▶ GIVEN REQUEST
Pictures stay out of the copy. Repeat exactly the lines from the first entry below through the line that contains "import plotly.graph_objects as go", and nothing beyond.

-- BEGIN --

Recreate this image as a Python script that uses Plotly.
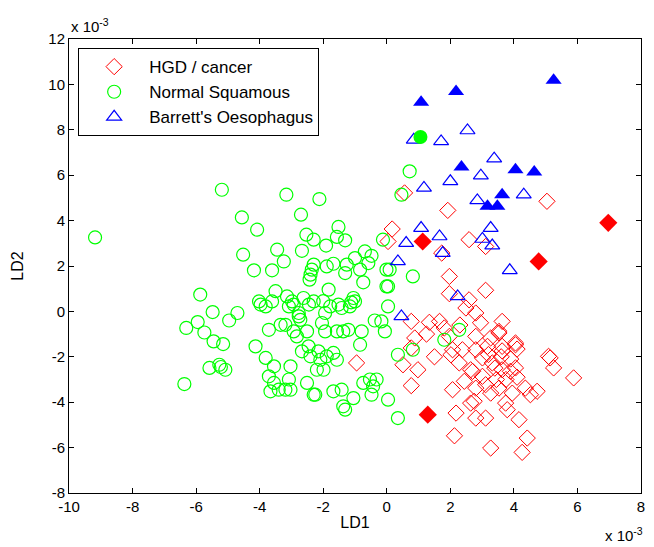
import plotly.graph_objects as go

# ---------------- data (LD1, LD2 in units of 1e-3) ----------------
hgd_x = [0.56, 5.04, 1.92, 0.17, 0.04, 2.59, 3.11, 1.73, 1.97, 3.11, 1.97, 2.59, 2.49, 2.8, 0.77, 1.34, 1.66,
         3.63, 3.53, 1.81, 0.88, 1.97, 2.8, 3.27, 3.53, 2.07, 2.38, 2.8, 3.17, 3.63, 4.05, 4.1, 0.77, -0.95,
         0.51, 0.98, 2.28, 2.64, 3.01, 3.32, 3.63, 3.89, 4.05, 5.14, 5.25, 5.88, 0.77, 2.07, 2.44, 2.8, 3.11,
         3.27, 3.53, 3.95, 4.36, 4.73, 4.52, 2.64, 3.74, 3.79, 2.18, 2.8, 3.11, 4.16, 2.13, 4.42, 3.27, 4.26,
         2.02, 2.7, 2.75, 3.01, 4.05, 3.63, 5.09, 3.9, 4.1, 3.75, 3.6, 3.4, 3.2, 3.45, 2.95, 1.5, 1.25, 2.3]
hgd_y = [5.22, 4.85, 4.45, 3.63, 3.08, 3.16, 2.86, 2.57, 1.54, 0.93, 0.78, 0.51, 0.15, -0.07, -0.44, -0.48, -0.44,
         -0.44, -0.88, -0.73, -1.17, -1.1, -1.1, -1.17, -0.95, -1.69, -1.69, -1.69, -1.54, -1.54, -1.47, -1.66, -1.61, -2.27,
         -2.35, -2.57, -2.27, -2.57, -2.05, -2.27, -2.57, -2.64, -2.49, -2.05, -2.49, -2.93, -3.27, -3.45, -3.08, -3.38, -3.23,
         -3.6, -3.38, -3.6, -3.38, -3.52, -3.67, -4.04, -4.04, -4.33, -4.48, -4.7, -4.7, -4.77, -5.48, -5.58, -6.02, -6.21,
         -1.91, -2.64, -3.96, -2.86, -1.39, -1.74, -1.98, -2.1, -2.9, -3.0, -2.0, -2.5, -1.9, -3.0, -0.5, -2.0, -1.0, -0.6]

ns_x = [-9.18, -5.19, -4.56, -4.08, -4.52, -4.18, -5.87, -5.48, -4.7, -4.96, -5.95, -6.31, -5.74, -5.45, -5.15,
        -4.13, -5.58, -5.27, -5.22, -5.08, -6.37,
        -3.16, -2.12, -2.7, -1.52, -2.53, -2.3, -1.91, -1.57, -1.31, -3.45, -3.24, -3.61, -2.67, -2.3, -2.36, -2.4,
        -2.43, -1.89, -1.68, -1.0, -0.69, -0.48, -0.58, -1.26, -0.84, -1.31, -1.83, -0.74, -0.01, -0.01, -3.5,
        -4.02, -3.97, -3.81, -3.61, -3.14, -2.98, -2.93, -3.08, -2.62, -2.3, -2.77, -2.72, -1.94, -1.78, -1.52,
        -1.42, -1.16, -1.05, -3.71, -3.19, -2.93, -2.83, -2.04, -1.94, -1.57, -1.37, -1.21, -0.79, -0.84, -0.38,
        -0.17, -0.06,
        -3.81, -3.55, -3.03, -2.67, -2.46, -2.4, -2.15, -2.09, -1.89, -1.68, -2.2, -1.99, -3.71, -3.55, -3.66,
        -3.4, -3.19, -3.03, -3.08, -2.51, -2.3, -2.25, -1.68, -1.42, -1.37, -1.31, -1.05, -0.74, -0.53, -0.43,
        -0.32, -0.48, 0.04,
        0.72, 0.46, -0.12, 0.09, 0.04, 0.82, 0.04, 2.28, 1.81, 0.82, 0.35, 0.35, -1.0,
        -2.51, -2.77, -1.57, -3.34, -1.12, -2.0, -2.45]
ns_y = [3.26, 5.36, 4.14, 3.6, 2.5, 1.81, 0.74, -0.03, -0.07, -0.4, -0.47, -0.73, -0.93, -1.32, -1.44,
        -1.54, -2.49, -2.35, -2.45, -2.57, -3.2,
        5.14, 4.95, 4.26, 3.72, 3.38, 3.16, 2.9, 3.28, 3.13, 2.72, 2.2, 1.81, 2.67, 2.06, 1.84, 1.62,
        1.4, 1.98, 2.1, 2.35, 2.64, 2.45, 2.13, 2.06, 1.84, 1.69, 0.96, 1.28, 1.1, 1.84, 0.89,
        0.44, 0.3, 0.22, 0.44, 0.66, 0.44, 0.3, 0.22, 0.59, 0.44, -0.07, -0.37, -0.07, 0.22, 0.3,
        0.15, 0.22, 0.59, -0.81, -0.59, -0.88, -1.1, -0.51, -0.88, -0.88, -0.88, -0.81, -0.88, -1.47, -0.4,
        -0.44, -0.88,
        -2.05, -2.42, -2.42, -1.76, -1.54, -1.98, -1.76, -2.13, -1.98, -1.83, -2.57, -2.57, -2.86, -3.15, -3.52,
        -3.45, -3.45, -3.45, -3.0, -3.15, -3.67, -3.67, -3.52, -3.45, -4.18, -4.33, -3.82, -3.15, -3.0, -3.3,
        -3.0, -3.67, -3.89,
        6.17, 5.14, 3.16, 1.84, 1.1, 1.54, 0.22, -0.81, -1.25, -1.69, -1.91, -4.7, 0.44,
        -0.88, -0.22, -2.13, -0.59, 0.4, 0.45, 0.3]

be_x = [0.85, 1.71, 2.54, 3.38, 2.96, 2.0, 1.17, 4.31, 2.85, 1.08, 3.27, 0.61, 1.66, 1.76, 3.01, 3.32, 0.35,
        3.87, 2.23, 0.46]
be_y = [7.56, 7.49, 7.97, 6.73, 5.98, 5.73, 5.44, 5.14, 4.89, 3.67, 3.67, 3.01, 3.3, 2.57, 3.19, 2.9, 2.2,
        1.81, 0.66, -0.22]

# highlighted (filled) samples
hgd_f_x = [6.97, 4.78, 1.13, 1.29]
hgd_f_y = [3.9, 2.2, 3.08, -4.55]
ns_f_x = [1.06]
ns_f_y = [7.68]
be_f_x = [1.08, 2.18, 5.25, 2.35, 4.05, 4.64, 3.63, 3.17, 3.48]
be_f_y = [9.21, 9.69, 10.18, 6.36, 6.24, 6.14, 5.14, 4.63, 4.63]

x_ticks = [-10, -8, -6, -4, -2, 0, 2, 4, 6, 8]
x_tick_labels = ["-10", "-8", "-6", "-4", "-2", "0", "2", "4", "6", "8"]
y_ticks = [-8, -6, -4, -2, 0, 2, 4, 6, 8, 10, 12]
y_tick_labels = ["-8", "-6", "-4", "-2", "0", "2", "4", "6", "8", "10", "12"]

RED, GREEN, BLUE = "#FF0000", "#00FF00", "#0000FF"
FONT = "Arial, Liberation Sans, sans-serif"

fig = go.Figure()
fig.add_trace(go.Scatter(x=hgd_x, y=hgd_y, mode="markers", name="HGD / cancer",
                         marker=dict(symbol="diamond-open", size=12.5, color=RED, line=dict(width=1, color=RED))))
fig.add_trace(go.Scatter(x=ns_x, y=ns_y, mode="markers", name="Normal Squamous",
                         marker=dict(symbol="circle-open", size=13, color=GREEN, line=dict(width=1.2, color=GREEN))))
fig.add_trace(go.Scatter(x=be_x, y=be_y, mode="markers", name="Barrett's Oesophagus",
                         marker=dict(symbol="triangle-up-open", size=13, color=BLUE, line=dict(width=1.2, color=BLUE))))
fig.add_trace(go.Scatter(x=hgd_f_x, y=hgd_f_y, mode="markers", showlegend=False,
                         marker=dict(symbol="diamond", size=14, color=RED, line=dict(width=0))))
fig.add_trace(go.Scatter(x=be_f_x, y=be_f_y, mode="markers", showlegend=False,
                         marker=dict(symbol="triangle-up", size=14, color=BLUE, line=dict(width=0))))
fig.add_trace(go.Scatter(x=ns_f_x, y=ns_f_y, mode="markers", showlegend=False,
                         marker=dict(symbol="circle", size=14, color=GREEN, line=dict(width=0))))

axis_common = dict(showline=True, linecolor="black", linewidth=1, mirror="ticks", ticks="inside",
                   ticklen=5, tickcolor="black", showgrid=False, zeroline=False,
                   tickfont=dict(family=FONT, size=15, color="black"))

fig.update_layout(
    width=654, height=547,
    margin=dict(l=69, r=9, t=39, b=54),
    paper_bgcolor="white", plot_bgcolor="white",
    font=dict(family=FONT, color="black"),
    xaxis=dict(range=[-10, 8], tickvals=x_ticks, ticktext=x_tick_labels,
               title=dict(text="LD1", font=dict(family=FONT, size=16), standoff=2), **axis_common),
    yaxis=dict(range=[-8, 12], tickvals=y_ticks, ticktext=y_tick_labels,
               title=dict(text="LD2", font=dict(family=FONT, size=16), standoff=20), **axis_common),
    legend=dict(x=0.016, y=0.98, xanchor="left", yanchor="top", bgcolor="white",
                bordercolor="black", borderwidth=1, itemwidth=60,
                font=dict(family=FONT, size=17, color="black"), tracegroupgap=0),
    annotations=[
        dict(text="x 10<sup>-3</sup>", xref="paper", yref="paper", x=0, y=1, xanchor="left",
             yanchor="bottom", yshift=2, showarrow=False, font=dict(family=FONT, size=15)),
        dict(text="x 10<sup>-3</sup>", xref="paper", yref="paper", x=1, y=0, xanchor="right",
             yanchor="top", yshift=-30, xshift=4, showarrow=False, font=dict(family=FONT, size=15)),
    ],
)

fig.write_html("out.html")
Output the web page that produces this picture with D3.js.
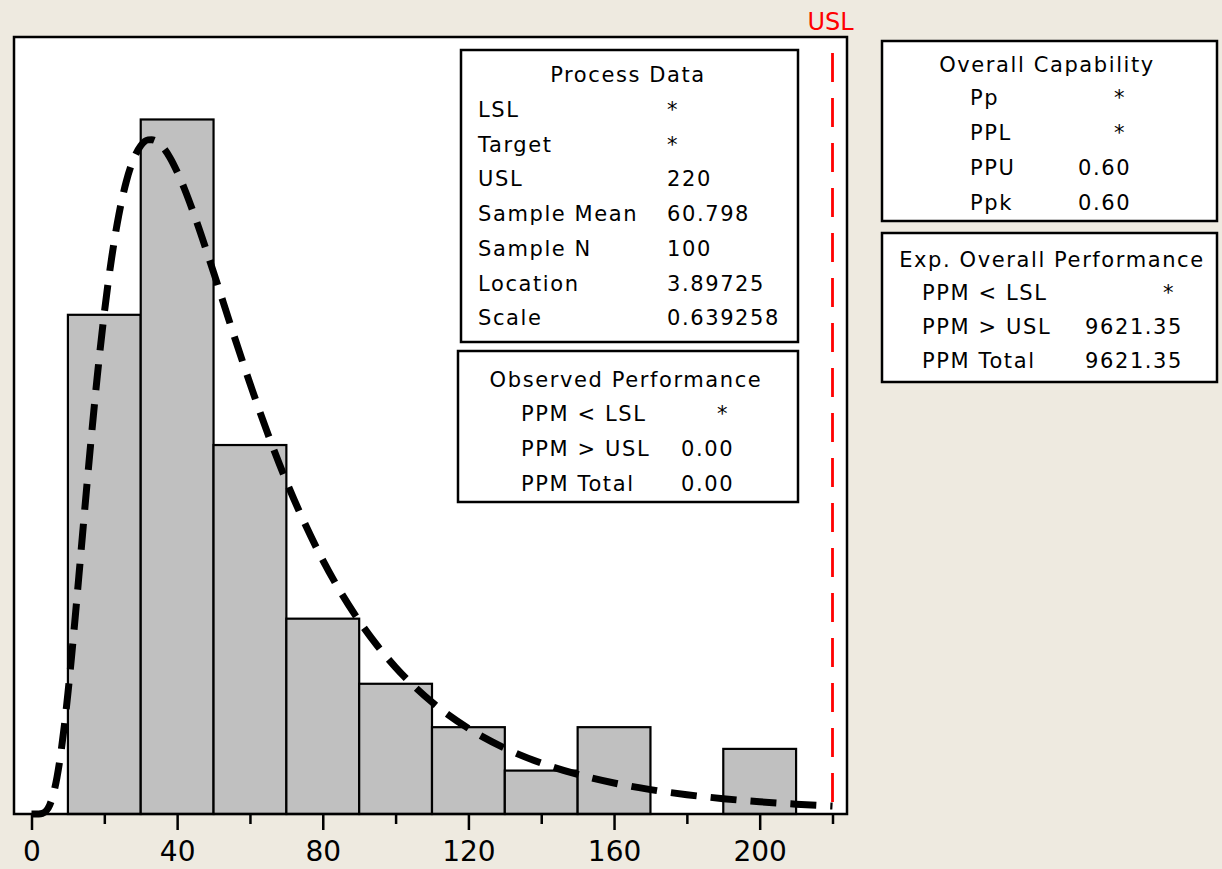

-- END --

▶ OUTPUT BELOW
Recreate this image as a Python script that uses Plotly.
import plotly.graph_objects as go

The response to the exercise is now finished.